Stored data start
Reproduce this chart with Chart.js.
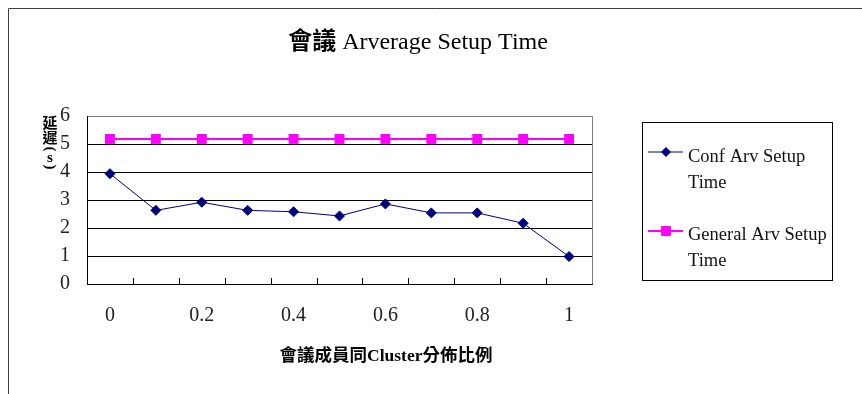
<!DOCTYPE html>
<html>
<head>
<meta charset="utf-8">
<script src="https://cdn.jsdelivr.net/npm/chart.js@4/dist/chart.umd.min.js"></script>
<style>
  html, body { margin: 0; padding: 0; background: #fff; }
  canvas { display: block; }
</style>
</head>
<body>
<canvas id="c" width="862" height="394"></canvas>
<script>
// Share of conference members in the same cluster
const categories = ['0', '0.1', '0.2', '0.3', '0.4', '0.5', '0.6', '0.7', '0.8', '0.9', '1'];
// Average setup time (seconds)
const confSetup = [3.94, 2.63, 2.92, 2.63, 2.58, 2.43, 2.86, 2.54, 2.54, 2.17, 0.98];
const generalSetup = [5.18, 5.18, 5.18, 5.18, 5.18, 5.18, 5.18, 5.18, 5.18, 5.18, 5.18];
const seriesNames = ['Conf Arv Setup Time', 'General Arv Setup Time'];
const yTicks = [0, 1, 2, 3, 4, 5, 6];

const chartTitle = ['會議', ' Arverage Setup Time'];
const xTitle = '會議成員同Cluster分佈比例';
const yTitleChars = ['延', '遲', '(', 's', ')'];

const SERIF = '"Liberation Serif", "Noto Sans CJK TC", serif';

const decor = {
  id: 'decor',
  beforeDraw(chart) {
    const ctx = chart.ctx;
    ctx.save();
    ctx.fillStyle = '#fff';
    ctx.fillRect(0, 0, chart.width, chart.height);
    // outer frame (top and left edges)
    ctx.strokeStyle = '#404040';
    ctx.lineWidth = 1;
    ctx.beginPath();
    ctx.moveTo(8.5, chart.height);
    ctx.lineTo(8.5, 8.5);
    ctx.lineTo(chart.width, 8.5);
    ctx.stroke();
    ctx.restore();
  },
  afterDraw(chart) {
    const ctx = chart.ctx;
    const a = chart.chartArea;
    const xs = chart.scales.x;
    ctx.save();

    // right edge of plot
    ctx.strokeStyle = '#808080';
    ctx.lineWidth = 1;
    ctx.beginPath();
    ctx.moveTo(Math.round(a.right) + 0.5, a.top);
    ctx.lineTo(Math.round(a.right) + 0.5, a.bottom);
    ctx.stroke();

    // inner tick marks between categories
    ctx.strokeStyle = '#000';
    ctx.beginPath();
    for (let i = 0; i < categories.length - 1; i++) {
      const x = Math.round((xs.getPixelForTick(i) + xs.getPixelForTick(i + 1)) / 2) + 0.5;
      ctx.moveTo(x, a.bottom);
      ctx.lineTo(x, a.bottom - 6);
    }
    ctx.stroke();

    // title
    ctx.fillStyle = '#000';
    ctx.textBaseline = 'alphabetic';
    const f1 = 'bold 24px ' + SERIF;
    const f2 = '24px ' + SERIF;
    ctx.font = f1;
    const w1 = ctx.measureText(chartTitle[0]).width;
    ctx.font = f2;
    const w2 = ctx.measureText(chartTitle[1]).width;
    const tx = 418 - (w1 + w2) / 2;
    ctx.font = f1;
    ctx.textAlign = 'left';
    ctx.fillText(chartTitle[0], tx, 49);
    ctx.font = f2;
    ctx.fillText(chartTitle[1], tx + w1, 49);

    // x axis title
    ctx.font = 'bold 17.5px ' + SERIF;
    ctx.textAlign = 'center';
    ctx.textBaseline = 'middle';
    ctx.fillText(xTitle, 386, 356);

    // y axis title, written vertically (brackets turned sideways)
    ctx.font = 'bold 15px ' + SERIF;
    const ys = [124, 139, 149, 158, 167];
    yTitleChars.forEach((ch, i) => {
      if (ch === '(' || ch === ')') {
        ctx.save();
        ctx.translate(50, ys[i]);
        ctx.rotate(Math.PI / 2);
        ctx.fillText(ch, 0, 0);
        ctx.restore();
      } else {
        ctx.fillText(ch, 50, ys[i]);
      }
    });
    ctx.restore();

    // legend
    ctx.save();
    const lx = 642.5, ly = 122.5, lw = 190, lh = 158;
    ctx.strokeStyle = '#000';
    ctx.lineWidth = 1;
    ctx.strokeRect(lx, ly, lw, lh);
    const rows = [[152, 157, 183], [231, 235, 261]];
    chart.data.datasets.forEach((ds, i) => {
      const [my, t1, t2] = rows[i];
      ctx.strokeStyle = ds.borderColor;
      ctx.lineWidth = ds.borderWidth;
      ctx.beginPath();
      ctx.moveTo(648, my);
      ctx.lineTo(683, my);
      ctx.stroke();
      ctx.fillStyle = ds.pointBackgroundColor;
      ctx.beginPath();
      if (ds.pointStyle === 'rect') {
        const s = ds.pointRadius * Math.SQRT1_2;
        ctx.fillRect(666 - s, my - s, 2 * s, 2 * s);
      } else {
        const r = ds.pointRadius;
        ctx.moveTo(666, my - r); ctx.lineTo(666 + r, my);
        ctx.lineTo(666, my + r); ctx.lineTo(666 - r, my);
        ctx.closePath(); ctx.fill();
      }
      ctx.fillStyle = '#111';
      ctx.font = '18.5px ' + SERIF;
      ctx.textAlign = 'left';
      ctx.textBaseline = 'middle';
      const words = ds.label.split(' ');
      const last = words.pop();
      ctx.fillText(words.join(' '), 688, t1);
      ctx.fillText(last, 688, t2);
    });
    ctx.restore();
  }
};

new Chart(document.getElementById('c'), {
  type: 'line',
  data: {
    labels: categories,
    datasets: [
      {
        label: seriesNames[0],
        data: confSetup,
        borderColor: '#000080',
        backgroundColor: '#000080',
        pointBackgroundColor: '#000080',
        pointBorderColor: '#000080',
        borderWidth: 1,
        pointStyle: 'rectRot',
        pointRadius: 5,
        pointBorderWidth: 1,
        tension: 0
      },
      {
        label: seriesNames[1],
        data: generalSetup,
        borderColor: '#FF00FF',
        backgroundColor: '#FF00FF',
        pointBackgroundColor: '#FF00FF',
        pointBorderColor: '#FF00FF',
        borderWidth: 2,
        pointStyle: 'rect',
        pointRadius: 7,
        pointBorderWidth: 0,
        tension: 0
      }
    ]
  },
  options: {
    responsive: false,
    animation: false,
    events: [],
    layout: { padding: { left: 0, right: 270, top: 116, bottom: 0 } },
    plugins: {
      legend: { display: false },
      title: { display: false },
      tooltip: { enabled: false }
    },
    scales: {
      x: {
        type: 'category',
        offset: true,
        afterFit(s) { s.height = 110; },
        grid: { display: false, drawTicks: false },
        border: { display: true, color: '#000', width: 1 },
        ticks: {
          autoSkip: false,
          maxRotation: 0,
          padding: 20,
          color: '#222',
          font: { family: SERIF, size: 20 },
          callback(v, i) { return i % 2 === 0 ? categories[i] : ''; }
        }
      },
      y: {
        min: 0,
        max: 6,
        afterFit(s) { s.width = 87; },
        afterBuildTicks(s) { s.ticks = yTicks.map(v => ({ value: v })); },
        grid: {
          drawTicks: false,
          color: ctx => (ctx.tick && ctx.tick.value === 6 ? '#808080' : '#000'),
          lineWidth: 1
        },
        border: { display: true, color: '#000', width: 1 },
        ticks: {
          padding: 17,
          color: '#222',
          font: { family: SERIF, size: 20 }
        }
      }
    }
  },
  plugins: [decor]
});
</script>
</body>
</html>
Stored data end
*Task instructions*.
Images in the data above are to be skipped. Retype all other material exactly.

*Answer to the problem*.
Reproduce this chart with Chart.js.
<!DOCTYPE html>
<html>
<head>
<meta charset="utf-8">
<script src="https://cdn.jsdelivr.net/npm/chart.js@4/dist/chart.umd.min.js"></script>
<style>
  html, body { margin: 0; padding: 0; background: #fff; }
  canvas { display: block; }
</style>
</head>
<body>
<canvas id="c" width="862" height="394"></canvas>
<script>
// Share of conference members in the same cluster
const categories = ['0', '0.1', '0.2', '0.3', '0.4', '0.5', '0.6', '0.7', '0.8', '0.9', '1'];
// Average setup time (seconds)
const confSetup = [3.94, 2.63, 2.92, 2.63, 2.58, 2.43, 2.86, 2.54, 2.54, 2.17, 0.98];
const generalSetup = [5.18, 5.18, 5.18, 5.18, 5.18, 5.18, 5.18, 5.18, 5.18, 5.18, 5.18];
const seriesNames = ['Conf Arv Setup Time', 'General Arv Setup Time'];
const yTicks = [0, 1, 2, 3, 4, 5, 6];

const chartTitle = ['會議', ' Arverage Setup Time'];
const xTitle = '會議成員同Cluster分佈比例';
const yTitleChars = ['延', '遲', '(', 's', ')'];

const SERIF = '"Liberation Serif", "Noto Sans CJK TC", serif';

const decor = {
  id: 'decor',
  beforeDraw(chart) {
    const ctx = chart.ctx;
    ctx.save();
    ctx.fillStyle = '#fff';
    ctx.fillRect(0, 0, chart.width, chart.height);
    // outer frame (top and left edges)
    ctx.strokeStyle = '#404040';
    ctx.lineWidth = 1;
    ctx.beginPath();
    ctx.moveTo(8.5, chart.height);
    ctx.lineTo(8.5, 8.5);
    ctx.lineTo(chart.width, 8.5);
    ctx.stroke();
    ctx.restore();
  },
  afterDraw(chart) {
    const ctx = chart.ctx;
    const a = chart.chartArea;
    const xs = chart.scales.x;
    ctx.save();

    // right edge of plot
    ctx.strokeStyle = '#808080';
    ctx.lineWidth = 1;
    ctx.beginPath();
    ctx.moveTo(Math.round(a.right) + 0.5, a.top);
    ctx.lineTo(Math.round(a.right) + 0.5, a.bottom);
    ctx.stroke();

    // inner tick marks between categories
    ctx.strokeStyle = '#000';
    ctx.beginPath();
    for (let i = 0; i < categories.length - 1; i++) {
      const x = Math.round((xs.getPixelForTick(i) + xs.getPixelForTick(i + 1)) / 2) + 0.5;
      ctx.moveTo(x, a.bottom);
      ctx.lineTo(x, a.bottom - 6);
    }
    ctx.stroke();

    // title
    ctx.fillStyle = '#000';
    ctx.textBaseline = 'alphabetic';
    const f1 = 'bold 24px ' + SERIF;
    const f2 = '24px ' + SERIF;
    ctx.font = f1;
    const w1 = ctx.measureText(chartTitle[0]).width;
    ctx.font = f2;
    const w2 = ctx.measureText(chartTitle[1]).width;
    const tx = 418 - (w1 + w2) / 2;
    ctx.font = f1;
    ctx.textAlign = 'left';
    ctx.fillText(chartTitle[0], tx, 49);
    ctx.font = f2;
    ctx.fillText(chartTitle[1], tx + w1, 49);

    // x axis title
    ctx.font = 'bold 17.5px ' + SERIF;
    ctx.textAlign = 'center';
    ctx.textBaseline = 'middle';
    ctx.fillText(xTitle, 386, 356);

    // y axis title, written vertically (brackets turned sideways)
    ctx.font = 'bold 15px ' + SERIF;
    const ys = [124, 139, 149, 158, 167];
    yTitleChars.forEach((ch, i) => {
      if (ch === '(' || ch === ')') {
        ctx.save();
        ctx.translate(50, ys[i]);
        ctx.rotate(Math.PI / 2);
        ctx.fillText(ch, 0, 0);
        ctx.restore();
      } else {
        ctx.fillText(ch, 50, ys[i]);
      }
    });
    ctx.restore();

    // legend
    ctx.save();
    const lx = 642.5, ly = 122.5, lw = 190, lh = 158;
    ctx.strokeStyle = '#000';
    ctx.lineWidth = 1;
    ctx.strokeRect(lx, ly, lw, lh);
    const rows = [[152, 157, 183], [231, 235, 261]];
    chart.data.datasets.forEach((ds, i) => {
      const [my, t1, t2] = rows[i];
      ctx.strokeStyle = ds.borderColor;
      ctx.lineWidth = ds.borderWidth;
      ctx.beginPath();
      ctx.moveTo(648, my);
      ctx.lineTo(683, my);
      ctx.stroke();
      ctx.fillStyle = ds.pointBackgroundColor;
      ctx.beginPath();
      if (ds.pointStyle === 'rect') {
        const s = ds.pointRadius * Math.SQRT1_2;
        ctx.fillRect(666 - s, my - s, 2 * s, 2 * s);
      } else {
        const r = ds.pointRadius;
        ctx.moveTo(666, my - r); ctx.lineTo(666 + r, my);
        ctx.lineTo(666, my + r); ctx.lineTo(666 - r, my);
        ctx.closePath(); ctx.fill();
      }
      ctx.fillStyle = '#111';
      ctx.font = '18.5px ' + SERIF;
      ctx.textAlign = 'left';
      ctx.textBaseline = 'middle';
      const words = ds.label.split(' ');
      const last = words.pop();
      ctx.fillText(words.join(' '), 688, t1);
      ctx.fillText(last, 688, t2);
    });
    ctx.restore();
  }
};

new Chart(document.getElementById('c'), {
  type: 'line',
  data: {
    labels: categories,
    datasets: [
      {
        label: seriesNames[0],
        data: confSetup,
        borderColor: '#000080',
        backgroundColor: '#000080',
        pointBackgroundColor: '#000080',
        pointBorderColor: '#000080',
        borderWidth: 1,
        pointStyle: 'rectRot',
        pointRadius: 5,
        pointBorderWidth: 1,
        tension: 0
      },
      {
        label: seriesNames[1],
        data: generalSetup,
        borderColor: '#FF00FF',
        backgroundColor: '#FF00FF',
        pointBackgroundColor: '#FF00FF',
        pointBorderColor: '#FF00FF',
        borderWidth: 2,
        pointStyle: 'rect',
        pointRadius: 7,
        pointBorderWidth: 0,
        tension: 0
      }
    ]
  },
  options: {
    responsive: false,
    animation: false,
    events: [],
    layout: { padding: { left: 0, right: 270, top: 116, bottom: 0 } },
    plugins: {
      legend: { display: false },
      title: { display: false },
      tooltip: { enabled: false }
    },
    scales: {
      x: {
        type: 'category',
        offset: true,
        afterFit(s) { s.height = 110; },
        grid: { display: false, drawTicks: false },
        border: { display: true, color: '#000', width: 1 },
        ticks: {
          autoSkip: false,
          maxRotation: 0,
          padding: 20,
          color: '#222',
          font: { family: SERIF, size: 20 },
          callback(v, i) { return i % 2 === 0 ? categories[i] : ''; }
        }
      },
      y: {
        min: 0,
        max: 6,
        afterFit(s) { s.width = 87; },
        afterBuildTicks(s) { s.ticks = yTicks.map(v => ({ value: v })); },
        grid: {
          drawTicks: false,
          color: ctx => (ctx.tick && ctx.tick.value === 6 ? '#808080' : '#000'),
          lineWidth: 1
        },
        border: { display: true, color: '#000', width: 1 },
        ticks: {
          padding: 17,
          color: '#222',
          font: { family: SERIF, size: 20 }
        }
      }
    }
  },
  plugins: [decor]
});
</script>
</body>
</html>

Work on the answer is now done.